28 July 2016

Beneath cross border trade in West Nile


The fortunes of the residents of West Nile grow every passing day, thanks to the trade it enjoys with her neighbours, South Sudan and Democratic Republic of Congo (DRC). The trade has contributed a lot of revenue for the three countries, however, some of this income is lost to unscrupulous law enforcers in South Sudan and DRC.


As a result, some traders have lost their lives across the border, while survivors have lost their goods in barbaric attacks.


In spite of these attacks, the cross-border trade is far from over as there is more that binds those engaged in this activity.


The effect of the cross-border trade has enabled the establishment of various businesses for local entrepreneurs.
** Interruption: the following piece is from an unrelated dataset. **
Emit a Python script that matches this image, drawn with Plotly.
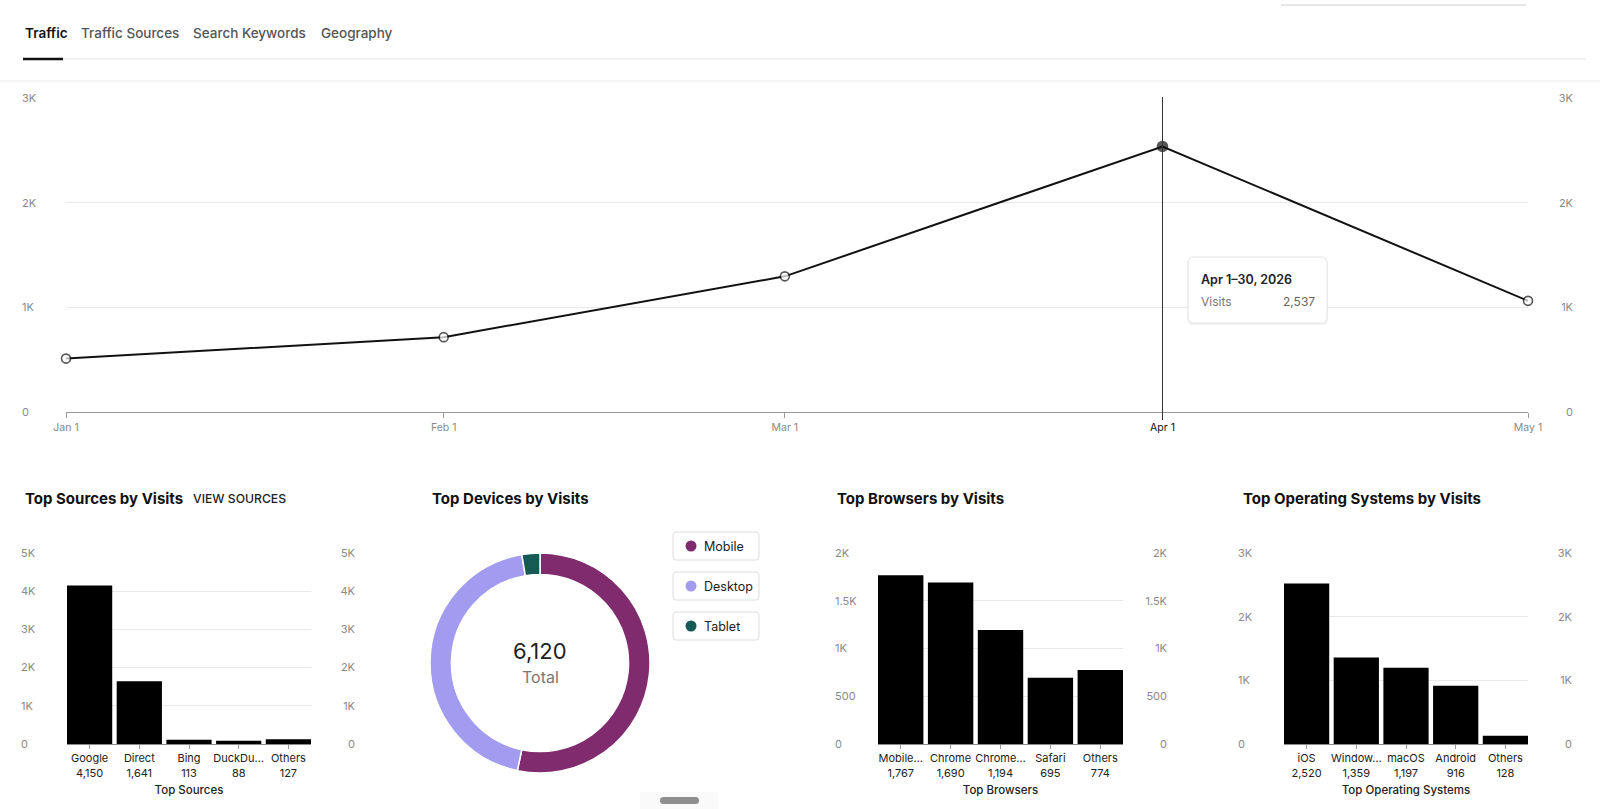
import plotly.graph_objects as go

W, H = 1600, 809
FONT = "Inter"

# ---------------- data ----------------
tabs = ["Traffic", "Traffic Sources", "Search Keywords", "Geography"]

months = ["2026-01-01", "2026-02-01", "2026-03-01", "2026-04-01", "2026-05-01"]
month_ticktext = ["Jan 1", "Feb 1", "Mar 1", "Apr 1", "May 1"]
visits = [510, 715, 1296, 2537, 1062]
line_ticks = [0, 1000, 2000, 3000]
line_ticktext = ["0", "1K", "2K", "3K"]
highlight_index = 3
tooltip_title = "Apr 1\u201330, 2026"
tooltip_series = "Visits"

source_labels = ["Google", "Direct", "Bing", "DuckDu\u2026", "Others"]
source_visits = [4150, 1641, 113, 88, 127]
source_ticks = [0, 1000, 2000, 3000, 4000, 5000]
source_ticktext = ["0", "1K", "2K", "3K", "4K", "5K"]

device_labels = ["Mobile", "Desktop", "Tablet"]
device_visits = [3262, 2696, 162]
device_colors = ["#812b6f", "#a29bf0", "#155a55"]

browser_labels = ["Mobile\u2026", "Chrome", "Chrome\u2026", "Safari", "Others"]
browser_visits = [1767, 1690, 1194, 695, 774]
browser_ticks = [0, 500, 1000, 1500, 2000]
browser_ticktext = ["0", "500", "1K", "1.5K", "2K"]

os_labels = ["iOS", "Window\u2026", "macOS", "Android", "Others"]
os_visits = [2520, 1359, 1197, 916, 128]
os_ticks = [0, 1000, 2000, 3000]
os_ticktext = ["0", "1K", "2K", "3K"]


# ---------------- helpers ----------------
def px(x):
    return x / W


def py(y):
    return 1 - y / H


def rrect(x0, y0, x1, y1, r):
    rx, ry = r / W, r / H
    X0, X1 = px(x0), px(x1)
    Y0, Y1 = py(y0), py(y1)
    return (f"M{X0+rx},{Y0} L{X1-rx},{Y0} Q{X1},{Y0} {X1},{Y0-ry} "
            f"L{X1},{Y1+ry} Q{X1},{Y1} {X1-rx},{Y1} L{X0+rx},{Y1} "
            f"Q{X0},{Y1} {X0},{Y1+ry} L{X0},{Y0-ry} Q{X0},{Y0} {X0+rx},{Y0} Z")


BARGAP = 0.09

fig = go.Figure()
shapes = []
ann = []
axes = {}
axis_font = dict(family=FONT, size=11, color="#8a8a8a")
ycount = [0]


def label_axes(main_y, xname, rng, ticks, ticktext, left_start, right_end, xs, ys):
    """Left-aligned labels on the left, right-aligned labels on the right (overlaying axes)."""
    for side, pos in (("right", left_start), ("left", right_end)):
        ycount[0] += 1
        name = f"yaxis{ycount[0]}"
        ref = f"y{ycount[0]}"
        axes[name] = dict(overlaying=main_y, anchor="free", position=px(pos), side=side,
                          range=rng, tickvals=ticks, ticktext=ticktext, showgrid=False,
                          zeroline=False, showline=False, ticks="", tickfont=axis_font,
                          ticklabelstandoff=0, fixedrange=True)
        fig.add_trace(go.Scatter(x=xs, y=ys, xaxis=xname, yaxis=ref, mode="none",
                                 showlegend=False, hoverinfo="skip"))


# ---------------- line chart ----------------
mcolors = ["#ffffff"] * len(visits)
msizes = [9] * len(visits)
mcolors[highlight_index] = "#111111"
msizes[highlight_index] = 10
ycount[0] = 1
fig.add_trace(go.Scatter(
    x=months, y=visits, mode="lines+markers", xaxis="x", yaxis="y",
    line=dict(color="#111111", width=2),
    marker=dict(size=msizes, color=mcolors, line=dict(color="#111111", width=1.6)),
    cliponaxis=False, showlegend=False, hoverinfo="skip"))

tick_txt = list(month_ticktext)
tick_txt[highlight_index] = f"<span style='color:#111111'>{month_ticktext[highlight_index]}</span>"

axes["xaxis"] = dict(type="date", domain=[px(66), px(1528)], anchor="y",
                     range=[months[0], months[-1]], tickvals=months, ticktext=tick_txt,
                     showgrid=False, showline=True, linecolor="#9a9a9a", linewidth=1,
                     ticks="outside", ticklen=5, tickcolor="#9a9a9a",
                     tickfont=dict(family=FONT, size=10.5, color="#8a8a8a"), zeroline=False,
                     fixedrange=True)
axes["yaxis"] = dict(domain=[py(412), py(98)], anchor="x", range=[0, 3000],
                     tickvals=line_ticks, showticklabels=False, showgrid=True,
                     gridcolor="#e9e9e9", zeroline=False, showline=False, fixedrange=True)
label_axes("y", "x", [0, 3000], line_ticks, line_ticktext, 21, 1573, months, visits)

# ---------------- bar charts ----------------
bar_specs = [
    (source_labels, source_visits, source_ticks, source_ticktext, 67, 311, "Top Sources", 20, 355),
    (browser_labels, browser_visits, browser_ticks, browser_ticktext, 878, 1123, "Top Browsers", 834, 1167),
    (os_labels, os_visits, os_ticks, os_ticktext, 1284, 1528, "Top Operating Systems", 1237, 1572),
]
for n, (labels, vals, ticks, ticktext, x0, x1, xtitle, lpos, rpos) in enumerate(bar_specs, start=2):
    xa = f"x{n}"
    ycount[0] += 1
    main_n = ycount[0]
    main_y = f"y{main_n}"
    top = ticks[-1]
    fig.add_trace(go.Bar(
        x=labels, y=vals, xaxis=xa, yaxis=main_y,
        marker=dict(color="#000000", line=dict(width=0)),
        showlegend=False, hoverinfo="skip"))
    axes[f"xaxis{n}"] = dict(
        domain=[px(x0), px(x1)], anchor=main_y, type="category",
        range=[-0.5 + BARGAP / 2, len(labels) - 0.5 - BARGAP / 2],
        tickvals=labels, ticktext=[f"{l}<br>{v:,}" for l, v in zip(labels, vals)],
        showgrid=False, showline=True, linecolor="#8a8a8a", linewidth=1,
        ticks="outside", ticklen=4, tickcolor="#9a9a9a",
        tickfont=dict(family=FONT, size=11, color="#222222"),
        title=dict(text=xtitle, font=dict(family=FONT, size=11.5, color="#222222", weight=500),
                   standoff=7),
        fixedrange=True)
    axes[f"yaxis{main_n}"] = dict(
        domain=[py(744), py(553)], anchor=xa, range=[0, top],
        tickvals=ticks, showticklabels=False, showgrid=True, gridcolor="#e9e9e9",
        zeroline=False, showline=False, fixedrange=True)
    label_axes(main_y, xa, [0, top], ticks, ticktext, lpos, rpos, labels, vals)

# ---------------- donut ----------------
fig.add_trace(go.Pie(
    labels=device_labels, values=device_visits, hole=0.805, sort=False,
    direction="clockwise", rotation=0, textinfo="none",
    marker=dict(colors=device_colors, line=dict(color="#ffffff", width=1.5)),
    domain=dict(x=[px(430), px(650)], y=[py(773), py(553)]),
    showlegend=False, hoverinfo="skip"))

ann.append(dict(x=px(540), y=py(651), xref="paper", yref="paper", showarrow=False,
                text=f"{sum(device_visits):,}", font=dict(family=FONT, size=22, color="#222222"),
                xanchor="center", yanchor="middle"))
ann.append(dict(x=px(540), y=py(677), xref="paper", yref="paper", showarrow=False,
                text="Total", font=dict(family=FONT, size=16, color="#777777"),
                xanchor="center", yanchor="middle"))

for i, (lab, col) in enumerate(zip(device_labels, device_colors)):
    top_y = 532 + 40 * i
    shapes.append(dict(type="path", xref="paper", yref="paper",
                       path=rrect(673, top_y, 759, top_y + 28, 3),
                       line=dict(color="#dddddd", width=1), fillcolor="#ffffff", layer="below"))
    cy = top_y + 14
    shapes.append(dict(type="circle", xref="paper", yref="paper",
                       x0=px(685.5), x1=px(696.5), y0=py(cy + 5.5), y1=py(cy - 5.5),
                       line=dict(width=0), fillcolor=col))
    ann.append(dict(x=px(702), y=py(cy), xref="paper", yref="paper", showarrow=False,
                    text=lab, font=dict(family=FONT, size=12.5, color="#222222"),
                    xanchor="left", yanchor="middle"))

# ---------------- titles ----------------
titles = [("Top Sources by Visits", 23), ("Top Devices by Visits", 430),
          ("Top Browsers by Visits", 835), ("Top Operating Systems by Visits", 1241)]
for t, x in titles:
    ann.append(dict(x=px(x), y=py(498), xref="paper", yref="paper", showarrow=False,
                    text=f"<b>{t}</b>", font=dict(family=FONT, size=15, color="#111111"),
                    xanchor="left", yanchor="middle"))
ann.append(dict(x=px(191), y=py(498), xref="paper", yref="paper", showarrow=False,
                text="VIEW SOURCES", font=dict(family=FONT, size=12.2, color="#222222", weight=500),
                xanchor="left", yanchor="middle"))

# ---------------- tabs ----------------
tab_x = [23, 79, 191, 319]
for i, (t, x) in enumerate(zip(tabs, tab_x)):
    ann.append(dict(x=px(x), y=py(33), xref="paper", yref="paper", showarrow=False,
                    text=t, font=dict(family=FONT, size=13.5,
                                      color="#111111" if i == 0 else "#555555",
                                      weight=600 if i == 0 else 500),
                    xanchor="left", yanchor="middle"))
shapes += [
    dict(type="line", xref="paper", yref="paper", x0=px(63), x1=px(1586), y0=py(59), y1=py(59),
         line=dict(color="#e2e2e2", width=1)),
    dict(type="line", xref="paper", yref="paper", x0=px(23), x1=px(63), y0=py(59), y1=py(59),
         line=dict(color="#111111", width=2.5)),
    dict(type="line", xref="paper", yref="paper", x0=0, x1=1, y0=py(81), y1=py(81),
         line=dict(color="#e8e8e8", width=1)),
    dict(type="line", xref="paper", yref="paper", x0=px(1281), x1=px(1526), y0=py(5), y1=py(5),
         line=dict(color="#cfcfcf", width=1)),
]

# ---------------- hover line + tooltip ----------------
shapes.append(dict(type="line", xref="x", yref="paper", x0=months[highlight_index],
                   x1=months[highlight_index], y0=py(420), y1=py(97),
                   line=dict(color="#333333", width=1), layer="above"))
shapes.append(dict(type="path", xref="paper", yref="paper", path=rrect(1187, 258, 1328, 325, 6),
                   line=dict(width=0), fillcolor="rgba(0,0,0,0.05)"))
shapes.append(dict(type="path", xref="paper", yref="paper", path=rrect(1188, 257, 1327, 323, 6),
                   line=dict(color="#e4e4e4", width=1), fillcolor="#ffffff"))
ann.append(dict(x=px(1199), y=py(279), xref="paper", yref="paper", showarrow=False,
                text=tooltip_title, font=dict(family=FONT, size=12.5, color="#222222", weight=600),
                xanchor="left", yanchor="middle"))
ann.append(dict(x=px(1199), y=py(301), xref="paper", yref="paper", showarrow=False,
                text=tooltip_series, font=dict(family=FONT, size=12, color="#777777"),
                xanchor="left", yanchor="middle"))
ann.append(dict(x=px(1317), y=py(301), xref="paper", yref="paper", showarrow=False,
                text=f"{visits[highlight_index]:,}", font=dict(family=FONT, size=12, color="#666666"),
                xanchor="right", yanchor="middle"))

# ---------------- bottom pill ----------------
shapes.append(dict(type="path", xref="paper", yref="paper", path=rrect(640, 792, 718, 812, 3),
                   line=dict(width=0), fillcolor="#fafafa", layer="below"))
shapes.append(dict(type="path", xref="paper", yref="paper", path=rrect(660, 797, 699, 804, 3.5),
                   line=dict(width=0), fillcolor="#8e8e8e"))

fig.update_layout(
    autosize=True, margin=dict(l=0, r=0, t=0, b=0, autoexpand=False),
    paper_bgcolor="#ffffff", plot_bgcolor="#ffffff",
    font=dict(family=FONT, size=11, color="#222222"),
    bargap=BARGAP, shapes=shapes, annotations=ann, hovermode=False,
    **axes)

fig.write_html("out.html", config={"displayModeBar": False},
               default_width="100%", default_height="100%")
The Congolese have similarly established their businesses in the region just like Ugandans also have their businesses across the two countries. But ethnically, the sub-region also shares the languages with the two neighbouring countries. For instance, when one crosses from Arua to Aru town in DRC, one can be able to speak Lugbara, from Nebbi to Mahagi, they all speak Alur, from Moyo to South Sudan the Kukus and Madi’s speak a related language and Kakwa from Uganda and DRC speak a similar language.


The ties are stronger than the language. They also share similar culture in terms of dance, food and dressing. These are some of the conditions that have eased trade within the three countries. The women, who are at the helm of trade, trek long distances in hot and dusty conditions carrying heavy loads of goods.


Reports
A survey by Rural Initiative for Community Empowerment (RICE), an NGO operating in the sub-region indicates that Arua has about 1,394 traders-mainly women who depend on small cross-border trade with DRC.
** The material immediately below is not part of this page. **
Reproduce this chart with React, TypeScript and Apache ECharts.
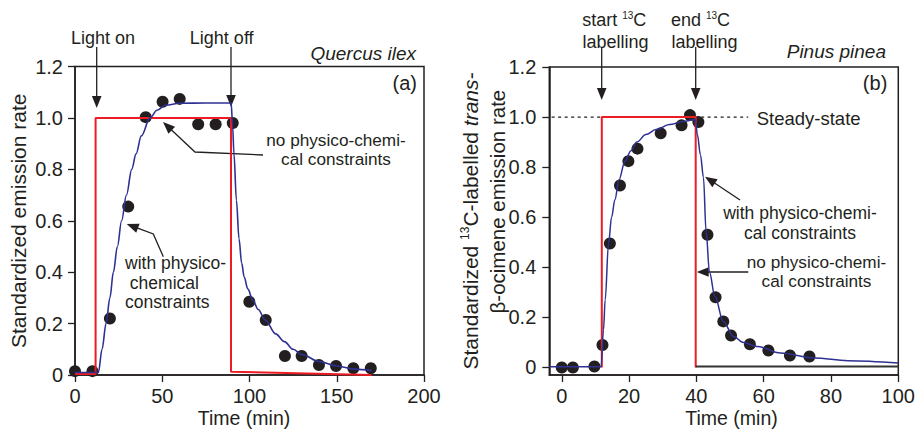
import React, { useEffect, useRef } from "react";
import * as echarts from "echarts";

// ---------- data ----------
const leftXTicks = [0, 50, 100, 150, 200];
const yTicks = [0, 0.2, 0.4, 0.6, 0.8, 1.0, 1.2];
const rightXTicks = [0, 20, 40, 60, 80, 100];

// (a) Quercus ilex – measured points
const leftObsTime = [0, 10, 20, 30.5, 40.5, 50.2, 60, 70.6, 80.6, 90.4, 99.9, 109.3, 120.3, 129.9, 139.8, 149.6, 159.5, 169.5];
const leftObsValue = [0.015, 0.015, 0.22, 0.655, 1.003, 1.063, 1.074, 0.975, 0.975, 0.98, 0.285, 0.214, 0.074, 0.074, 0.039, 0.035, 0.026, 0.026];
// model with physico-chemical constraints
const leftModelTime = [0, 13.4, 15.5, 17.8, 20, 22, 24.3, 26.7, 29.5, 32.5, 35, 38, 43, 47, 52, 60, 75, 89.5, 90.3, 91.1, 92.5, 94, 95.5, 97, 99, 102, 105, 109, 115, 120, 125, 130, 140, 150, 160, 170];
const leftModelValue = [0.01, 0.01, 0.1, 0.2, 0.3, 0.4, 0.5, 0.6, 0.7, 0.8, 0.86, 0.93, 1.0, 1.03, 1.05, 1.057, 1.058, 1.058, 0.97, 0.86, 0.68, 0.53, 0.435, 0.38, 0.335, 0.29, 0.255, 0.214, 0.16, 0.13, 0.1, 0.08, 0.052, 0.035, 0.023, 0.017];
// model without constraints
const leftStepTime = [0, 11.8, 11.8, 89.4, 89.4, 170];
const leftStepValue = [0.004, 0.004, 1, 1, 0.013, 0];

// (b) Pinus pinea – measured points
const rightObsTime = [0, 3.3, 9.7, 12.1, 14.3, 17.3, 19.8, 22.5, 29.4, 35.6, 38.1, 40.6, 43.3, 45.7, 48, 50.3, 55.9, 61.4, 67.8, 73.6];
const rightObsValue = [0, 0, 0.004, 0.09, 0.495, 0.727, 0.824, 0.874, 0.935, 0.967, 1.008, 0.98, 0.53, 0.28, 0.184, 0.128, 0.093, 0.068, 0.048, 0.044];
const rightModelTime = [-3.7, 11.7, 12.4, 12.9, 13.9, 14.8, 15.8, 17, 18.8, 20.5, 22.3, 25, 28, 32, 36, 39.7, 40.3, 41.2, 42.1, 42.9, 43.9, 45.5, 48, 51, 54, 58, 65, 75, 85, 100];
const rightModelValue = [0.003, 0.003, 0.15, 0.27, 0.495, 0.6, 0.67, 0.75, 0.824, 0.865, 0.9, 0.93, 0.95, 0.97, 0.982, 0.99, 0.93, 0.85, 0.76, 0.54, 0.38, 0.284, 0.184, 0.124, 0.1, 0.084, 0.058, 0.038, 0.027, 0.018];
const rightStepTime = [11.9, 11.9, 39.8, 39.8];
const rightStepValue = [0, 1, 1, 0];
const rightTailTime = [39.8, 100];
const rightTailValue = [0.004, 0.004];
const steadyTime = [-3, 55.4];
const steadyValue = [1, 1];

// ---------- style ----------
const FONT = "'Liberation Sans', Arial, Helvetica, sans-serif";
const INK = "#231f20";
const RED = "#ed1c24";
const BLUE = "#2e3192";

const zip = (xs: number[], ys: number[]) => xs.map((x, i) => [x, ys[i]]);
const fmtY = (v: number) => (v === 0 ? "0" : v.toFixed(1));

function arrowEls(pts: number[][]) {
  const n = pts.length;
  const [x2, y2] = pts[n - 1];
  const [x1, y1] = pts[n - 2];
  const dx = x2 - x1, dy = y2 - y1;
  const L = Math.hypot(dx, dy);
  const ux = dx / L, uy = dy / L;
  const hl = 12, hw = 4.8;
  const bx = x2 - ux * hl, by = y2 - uy * hl;
  const shaft = pts.slice(0, n - 1).concat([[bx + ux, by + uy]]);
  return [
    { type: "polyline", silent: true, shape: { points: shaft }, style: { stroke: INK, lineWidth: 1.3, fill: null } },
    {
      type: "polygon",
      silent: true,
      shape: { points: [[x2, y2], [bx - uy * hw, by + ux * hw], [bx + uy * hw, by - ux * hw]] },
      style: { fill: INK },
    },
  ];
}

function txt(text: string, x: number, y: number, o: any = {}) {
  const align = o.align || "center";
  return {
    type: "text",
    silent: true,
    x,
    y,
    rotation: o.rotation || 0,
    style: {
      text,
      fill: INK,
      fontSize: o.fontSize || 17.5,
      fontFamily: FONT,
      fontStyle: o.italic ? "italic" : "normal",
      lineHeight: o.lineHeight,
      align,
      textAlign: align,
      verticalAlign: "middle",
      textVerticalAlign: "middle",
      rich: o.rich,
    },
  };
}

function supRich(size: number) {
  return {
    n: { fontSize: size, fontFamily: FONT, lineHeight: size + 2, fill: INK },
    i: { fontSize: size, fontFamily: FONT, fontStyle: "italic", lineHeight: size + 2, fill: INK },
    s: { fontSize: Math.round(size * 0.56), fontFamily: FONT, lineHeight: size * 0.85, verticalAlign: "top", fill: INK },
  };
}

const axisCommon = {
  axisLine: { show: true, onZero: false, lineStyle: { color: INK, width: 1.5 } },
  axisTick: { show: true, inside: false, length: 7, lineStyle: { color: INK, width: 1.3 } },
  splitLine: { show: false },
};

export default function App() {
  const ref = useRef<HTMLDivElement>(null);
  useEffect(() => {
    if (!ref.current) return;
    const chart = echarts.init(ref.current, null, { renderer: "svg" });
    const labelStyle = { fontSize: 20, color: INK, fontFamily: FONT };
    const gridCommon = {
      show: true,
      borderColor: INK,
      borderWidth: 1.5,
      backgroundColor: "transparent",
      containLabel: false,
      outerBoundsMode: "none",
    };
    const option: any = {
      animation: false,
      backgroundColor: "#ffffff",
      grid: [
        { ...gridCommon, left: 75, top: 66.5, width: 349, height: 308.5 },
        { ...gridCommon, left: 549.3, top: 67, width: 349, height: 308 },
      ],
      xAxis: [
        {
          type: "value",
          gridIndex: 0,
          min: 0,
          max: 200,
          interval: 50,
          ...axisCommon,
          axisLabel: { ...labelStyle, margin: 11, formatter: (v: number) => String(v) },
        },
        {
          type: "value",
          gridIndex: 1,
          min: -3.7,
          max: 100,
          ...axisCommon,
          axisTick: { ...axisCommon.axisTick, customValues: rightXTicks },
          axisLabel: { ...labelStyle, margin: 11, customValues: rightXTicks, formatter: (v: number) => String(v) },
        },
      ],
      yAxis: [
        {
          type: "value",
          gridIndex: 0,
          min: 0,
          max: 1.2,
          interval: 0.2,
          ...axisCommon,
          axisLabel: { ...labelStyle, margin: 12, formatter: fmtY },
          name: "Standardized emission rate",
          nameLocation: "middle",
          nameGap: 46,
          nameTextStyle: { fontSize: 21, color: INK, fontFamily: FONT },
        },
        {
          type: "value",
          gridIndex: 1,
          min: -0.03,
          max: 1.2,
          ...axisCommon,
          axisTick: { ...axisCommon.axisTick, customValues: yTicks },
          axisLabel: { ...labelStyle, margin: 13, customValues: yTicks, formatter: fmtY },
        },
      ],
      series: [
        {
          type: "scatter", xAxisIndex: 0, yAxisIndex: 0, data: zip(leftObsTime, leftObsValue),
          symbolSize: 12, itemStyle: { color: INK, opacity: 1 }, z: 2,
        },
        {
          type: "line", xAxisIndex: 0, yAxisIndex: 0, data: zip(leftStepTime, leftStepValue),
          symbol: "none", lineStyle: { color: RED, width: 2 }, z: 3,
        },
        {
          type: "line", xAxisIndex: 0, yAxisIndex: 0, data: zip(leftModelTime, leftModelValue),
          symbol: "none", smooth: 0.35, smoothMonotone: "x", lineStyle: { color: BLUE, width: 1.6 }, z: 4,
        },
        {
          type: "scatter", xAxisIndex: 1, yAxisIndex: 1, data: zip(rightObsTime, rightObsValue),
          symbolSize: 12, itemStyle: { color: INK, opacity: 1 }, z: 2,
        },
        {
          type: "line", xAxisIndex: 1, yAxisIndex: 1, data: zip(steadyTime, steadyValue),
          symbol: "none", lineStyle: { color: INK, width: 1.3, type: [3, 3.5] }, z: 2,
        },
        {
          type: "line", xAxisIndex: 1, yAxisIndex: 1, data: zip(rightStepTime, rightStepValue),
          symbol: "none", lineStyle: { color: RED, width: 2 }, z: 3,
        },
        {
          type: "line", xAxisIndex: 1, yAxisIndex: 1, data: zip(rightTailTime, rightTailValue),
          symbol: "none", lineStyle: { color: "#333333", width: 2 }, z: 3,
        },
        {
          type: "line", xAxisIndex: 1, yAxisIndex: 1, data: zip(rightModelTime, rightModelValue),
          symbol: "none", smooth: 0.35, smoothMonotone: "x", lineStyle: { color: BLUE, width: 1.5 }, z: 4,
        },
      ],
      graphic: [
        // axis titles (x)
        txt("Time (min)", 244, 418, { fontSize: 19.5 }),
        txt("Time (min)", 731.5, 418, { fontSize: 19.5 }),
        // panel (a)
        txt("Light on", 103, 38, { fontSize: 18 }),
        txt("Light off", 221.7, 38, { fontSize: 18 }),
        ...arrowEls([[96.7, 47], [96.7, 108]]),
        ...arrowEls([[231, 47], [231, 107]]),
        txt("Quercus ilex", 416, 53, { fontSize: 19, italic: true, align: "right" }),
        txt("(a)", 417, 83, { fontSize: 20, align: "right" }),
        txt("no physico-chemi-\ncal constraints", 336, 149, { fontSize: 17.2, lineHeight: 19 }),
        ...arrowEls([[263, 155], [195, 152], [163, 122]]),
        txt("with physico-\n chemical\nconstraints", 125, 282.5, { align: "left", lineHeight: 19.2 }),
        ...arrowEls([[163.3, 256.7], [153.3, 234], [126.7, 224]]),
        // panel (b)
        txt("{n|start }{s|13}{n|C}", 614.3, 20, { fontSize: 18, rich: supRich(18) }),
        txt("labelling", 615.5, 41.7, { fontSize: 18 }),
        txt("{n|end }{s|13}{n|C}", 700.5, 20, { fontSize: 18, rich: supRich(18) }),
        txt("labelling", 704.5, 41.7, { fontSize: 18 }),
        ...arrowEls([[601.7, 47], [601.7, 100]]),
        ...arrowEls([[695.7, 47], [695.7, 100]]),
        txt("Pinus pinea", 886, 51, { fontSize: 19, italic: true, align: "right" }),
        txt("(b)", 887.3, 83, { fontSize: 20, align: "right" }),
        txt("Steady-state", 756.7, 118, { fontSize: 18.5, align: "left" }),
        txt("with physico-chemi-\ncal constraints", 800, 223, { lineHeight: 19.4 }),
        ...arrowEls([[740, 200], [705, 176.7]]),
        txt("no physico-chemi-\ncal constraints", 816.5, 271.2, { fontSize: 17.2, lineHeight: 19 }),
        ...arrowEls([[748.3, 272], [696.7, 272]]),
        txt("{n|Standardized }{s|13}{n|C-labelled }{i|trans-}", 470, 221, { fontSize: 21, rotation: Math.PI / 2, rich: supRich(21) }),
        txt("β-ocimene emission rate", 497, 201.6, { fontSize: 20.5, rotation: Math.PI / 2 }),
      ],
    };
    chart.setOption(option);
    return () => chart.dispose();
  }, []);
  return (
    <div
      ref={ref}
      style={{ position: "fixed", left: 0, top: 0, width: 915, height: 429, background: "#fff" }}
    />
  );
}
Grace Ayikoru who frequently travels to Duruba in DRC says she once resorted to walking on foot after the truck she was travelling in had been impounded by illegal law enforcement officers in DRC.


She says these officers often subject traders to illegal taxes, harassment which sometimes forces them out of business. “At about six road blocks you have to pay otherwise they could either confiscate your goods or block you from proceeding. It is not easy and you have to be resilient otherwise you end up paying almost Shs150,000 in illegal taxes,” she added.


Setbacks
The illegal taxes and harassment go unabated due to political powerlessness and legal fragility that eases manipulation. Associations of small traders have little power or are non-existent to offer coordination and redress.


The revelations are corroborated by recent research conducted by International Alert which found that women had to hide kitenge under their clothes to get them across the border, which sometimes leads to abusive searches.


Similarly at some border points, provincial government offices collect taxes even though they have no authorisation to operate in the locations. The director RICE Pax Sakari, said: “These women need protection from the two states for their economic gain. Also we need our people to produce quality goods that can have market in the two countries.”


The Chef de Protocole D’etat of Aru territory, Corneille Aluma, said: “We had ordered officials not to mistreat Ugandans crossing for trade, but we still have some few elements who are misbehaving. Cross border trade is beneficial to all because it promotes economic growth of the two countries,” he said.


Coping mechanism
However, the traders have not run out of survival mechanisms. One common practice at all border locations is to declare a lower amount than actually paid. For instance, a trader importing goods where they have to pay $30 (about 102,000) is issued a receipt for $15 but pays $20 (about Shs68,000). This may be a win-win situation for both individuals, but the state loses out.


Despite harassment, border trade is the bedrock for the growth of Arua, Koboko, Nebbi, Moyo and Adjumani. The numbers of banks has also increased to 13. The toursim business has improved with new hotels springing up.


Trickle down effect
A Bank of Uganda report shows that Oraba, the dominant border for Uganda’s informal exports in 2009 accounted for $324.29 million. This was an increase by 8.7 per cent from the previous year. However, in 2010, there was a decline to $72.18 million of the total informal exports.